I kinda liked it as 'apologetically.' :)

Bridget said...

Susanne, I read that story yesterday and if there is a time and a place to shoot someone then I suppose that's it. When we lived in Tucson, a U of A student shot and killed a home intruder. Reading the book A Safeway in Tucson also prompted some deep thinking about guns, gun control, concealed weapons, etc. The thing is, I am more than ok with people like Nemesis' dad or (it seems) The Doctor (above) carrying. Where I get uncomfortable is in the extremes - assault rifles and that guy in the DS clip screaming. How has it come to this?

Nemesis, good point about the CT school shooter just taking the guns from his mom. It will always be hard to prevent that kind of thing.

Suzanne Bubnash said...

I agree, that a sensible and trained person carrying is fine. It's the arsenals of 'extreme weapons' that are troubling, especially when a wacko person is involved.

We hear so much from a certain faction saying that most gun owners are responsible, whatever that means. You and me both can think of a family with a house full of children and a room full of guns. And no lock on the door.

The Doctor mentioned a good point about defending ourselves against tyranny, which I had not thought of when posting above.

Jen said...

I have a hard time accepting the argument that we shouldn't create tighter gun control because it "won't work." Clearly, this is a difficult problem to solve...where "difficult" is probably synonymous with "best-case scenario." But when the NRA's solution to "bad guys with guns" is "good guys with guns," I have a hard time taking the whole thing seriously.

Bridget said...

Mom, you just reminded me that I HAVE seen a gun in the US, in the summer of 2012.

Bridget said...

Oh no! That sounds scary, or am I misinterpreting?

Tia said...

Definitely scary. A woman pulled out a gun and shot at police officers in front of our house while playing in the yard when I eight. I grew up in ghetto Phoenix.

Suzanne Bubnash said...

Yes, and thankfully none of the little kids were running around w/ them saying bang bang you're dead.

Myrna said...

As a Canadian-raised American citizen who has been living in the US for over ten years after twenty spent in Canada, I have got to echo Kathy's "I often feel silenced in my views" and Sarah's "I have been shocked at the number of my U.S. friends and acquaintances from various states who regularly make (what I consider to be) extremist statements about their "right" to own a gun." This, on the heels of what was a very mean-spirited election year, has made me really not want to live in the US anymore.
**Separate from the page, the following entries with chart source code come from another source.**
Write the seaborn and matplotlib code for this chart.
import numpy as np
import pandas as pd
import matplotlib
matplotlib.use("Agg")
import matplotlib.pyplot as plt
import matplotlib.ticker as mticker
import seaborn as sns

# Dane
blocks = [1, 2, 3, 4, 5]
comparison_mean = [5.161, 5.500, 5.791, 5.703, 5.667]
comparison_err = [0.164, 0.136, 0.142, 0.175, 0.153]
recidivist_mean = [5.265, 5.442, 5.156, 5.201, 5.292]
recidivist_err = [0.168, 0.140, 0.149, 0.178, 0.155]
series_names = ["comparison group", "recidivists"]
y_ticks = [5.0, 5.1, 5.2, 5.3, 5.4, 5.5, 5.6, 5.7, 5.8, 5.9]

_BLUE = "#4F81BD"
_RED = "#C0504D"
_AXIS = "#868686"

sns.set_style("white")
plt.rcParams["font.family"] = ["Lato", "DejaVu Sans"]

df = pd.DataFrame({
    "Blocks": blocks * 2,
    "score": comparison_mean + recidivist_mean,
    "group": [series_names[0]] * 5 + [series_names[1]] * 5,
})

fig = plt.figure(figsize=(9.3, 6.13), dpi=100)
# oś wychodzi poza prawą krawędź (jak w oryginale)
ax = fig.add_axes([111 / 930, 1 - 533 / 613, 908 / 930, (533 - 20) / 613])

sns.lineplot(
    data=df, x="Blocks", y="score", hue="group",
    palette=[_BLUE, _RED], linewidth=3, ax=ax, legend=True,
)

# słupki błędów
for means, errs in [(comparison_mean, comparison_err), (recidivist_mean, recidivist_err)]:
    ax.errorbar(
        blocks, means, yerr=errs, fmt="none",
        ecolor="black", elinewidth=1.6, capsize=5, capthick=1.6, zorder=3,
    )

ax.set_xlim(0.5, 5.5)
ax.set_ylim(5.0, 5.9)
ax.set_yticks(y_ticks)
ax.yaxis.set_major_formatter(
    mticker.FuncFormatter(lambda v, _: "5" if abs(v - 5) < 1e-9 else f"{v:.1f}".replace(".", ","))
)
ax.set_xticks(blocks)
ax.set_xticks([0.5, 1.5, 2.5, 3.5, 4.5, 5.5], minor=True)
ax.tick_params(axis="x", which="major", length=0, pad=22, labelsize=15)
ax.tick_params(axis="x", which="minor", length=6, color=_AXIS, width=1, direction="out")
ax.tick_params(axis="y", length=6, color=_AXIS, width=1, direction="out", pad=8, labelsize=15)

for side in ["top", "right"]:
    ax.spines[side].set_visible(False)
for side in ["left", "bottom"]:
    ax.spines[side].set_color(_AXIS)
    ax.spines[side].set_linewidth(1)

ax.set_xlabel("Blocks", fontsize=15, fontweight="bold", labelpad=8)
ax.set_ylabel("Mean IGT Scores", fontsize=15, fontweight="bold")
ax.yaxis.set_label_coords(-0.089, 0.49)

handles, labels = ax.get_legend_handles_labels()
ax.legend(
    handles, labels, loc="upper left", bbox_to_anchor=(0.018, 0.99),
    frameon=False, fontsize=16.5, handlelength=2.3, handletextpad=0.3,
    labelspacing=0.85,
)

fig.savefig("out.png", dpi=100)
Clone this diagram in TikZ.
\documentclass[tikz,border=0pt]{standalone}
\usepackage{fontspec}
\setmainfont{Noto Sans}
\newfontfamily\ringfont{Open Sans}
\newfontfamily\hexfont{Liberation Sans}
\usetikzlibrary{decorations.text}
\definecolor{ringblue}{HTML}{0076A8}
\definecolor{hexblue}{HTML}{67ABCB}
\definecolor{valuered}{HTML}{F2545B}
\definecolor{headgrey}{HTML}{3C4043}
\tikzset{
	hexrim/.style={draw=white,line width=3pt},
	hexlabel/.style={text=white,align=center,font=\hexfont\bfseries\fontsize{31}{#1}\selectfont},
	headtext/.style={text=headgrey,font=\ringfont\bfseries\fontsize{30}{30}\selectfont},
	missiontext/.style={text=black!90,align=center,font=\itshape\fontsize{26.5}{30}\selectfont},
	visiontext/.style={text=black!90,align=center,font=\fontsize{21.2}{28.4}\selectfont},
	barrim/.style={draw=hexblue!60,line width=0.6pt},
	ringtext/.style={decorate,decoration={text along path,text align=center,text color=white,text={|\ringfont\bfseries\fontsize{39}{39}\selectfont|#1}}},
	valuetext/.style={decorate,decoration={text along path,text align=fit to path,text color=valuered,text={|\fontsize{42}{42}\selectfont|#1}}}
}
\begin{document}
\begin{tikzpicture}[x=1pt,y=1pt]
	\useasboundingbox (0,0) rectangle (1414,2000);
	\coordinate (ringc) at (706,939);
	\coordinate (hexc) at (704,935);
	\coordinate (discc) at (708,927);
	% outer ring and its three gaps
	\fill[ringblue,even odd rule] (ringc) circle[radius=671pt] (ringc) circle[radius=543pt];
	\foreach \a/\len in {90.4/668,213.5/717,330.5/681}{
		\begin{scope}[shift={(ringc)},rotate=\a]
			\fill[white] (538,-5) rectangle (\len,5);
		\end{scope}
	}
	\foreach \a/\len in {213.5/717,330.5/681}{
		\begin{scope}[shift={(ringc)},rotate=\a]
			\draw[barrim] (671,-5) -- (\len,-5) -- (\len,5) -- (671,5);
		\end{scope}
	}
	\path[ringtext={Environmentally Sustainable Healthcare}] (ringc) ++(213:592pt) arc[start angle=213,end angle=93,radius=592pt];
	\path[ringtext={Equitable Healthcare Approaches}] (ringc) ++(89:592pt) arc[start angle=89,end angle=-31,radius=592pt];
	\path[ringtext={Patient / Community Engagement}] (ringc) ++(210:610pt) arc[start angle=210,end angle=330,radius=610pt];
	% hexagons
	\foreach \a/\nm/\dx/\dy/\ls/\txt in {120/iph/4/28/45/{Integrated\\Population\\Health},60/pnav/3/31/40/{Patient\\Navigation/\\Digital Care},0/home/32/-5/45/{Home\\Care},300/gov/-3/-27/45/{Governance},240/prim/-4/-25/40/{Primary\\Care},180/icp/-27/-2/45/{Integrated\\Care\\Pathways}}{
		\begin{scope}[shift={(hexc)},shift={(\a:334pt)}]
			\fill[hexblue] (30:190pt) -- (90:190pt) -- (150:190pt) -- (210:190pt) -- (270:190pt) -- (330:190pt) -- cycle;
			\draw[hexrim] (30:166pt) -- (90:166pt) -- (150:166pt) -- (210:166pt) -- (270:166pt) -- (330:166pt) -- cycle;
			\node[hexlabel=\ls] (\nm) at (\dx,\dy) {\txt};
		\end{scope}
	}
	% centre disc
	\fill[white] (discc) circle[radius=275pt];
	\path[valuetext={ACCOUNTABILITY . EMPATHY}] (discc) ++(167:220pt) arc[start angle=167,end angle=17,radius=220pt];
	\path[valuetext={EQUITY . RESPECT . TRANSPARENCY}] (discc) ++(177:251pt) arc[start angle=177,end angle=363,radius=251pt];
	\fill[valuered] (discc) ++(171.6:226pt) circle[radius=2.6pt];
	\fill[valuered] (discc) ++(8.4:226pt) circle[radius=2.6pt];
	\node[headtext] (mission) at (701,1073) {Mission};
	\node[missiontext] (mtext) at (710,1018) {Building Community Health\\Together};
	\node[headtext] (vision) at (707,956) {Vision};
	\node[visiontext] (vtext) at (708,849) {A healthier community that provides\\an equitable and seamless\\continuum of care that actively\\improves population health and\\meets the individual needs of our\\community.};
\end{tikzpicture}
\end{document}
I live in Utah, where I very much do not fit in with the prevailing political attitudes, and where I am in an almost constant state of feeling flabbergasted, whether it is about health care or guns or just general disrespect for different opinions. Too many Americans of my acquaintance are oh-so-very concerned about their second amendment rights, while they happily trounce on the first amendment rights of their neighbors.

Canada never looked so good to me. And I hate cold weather.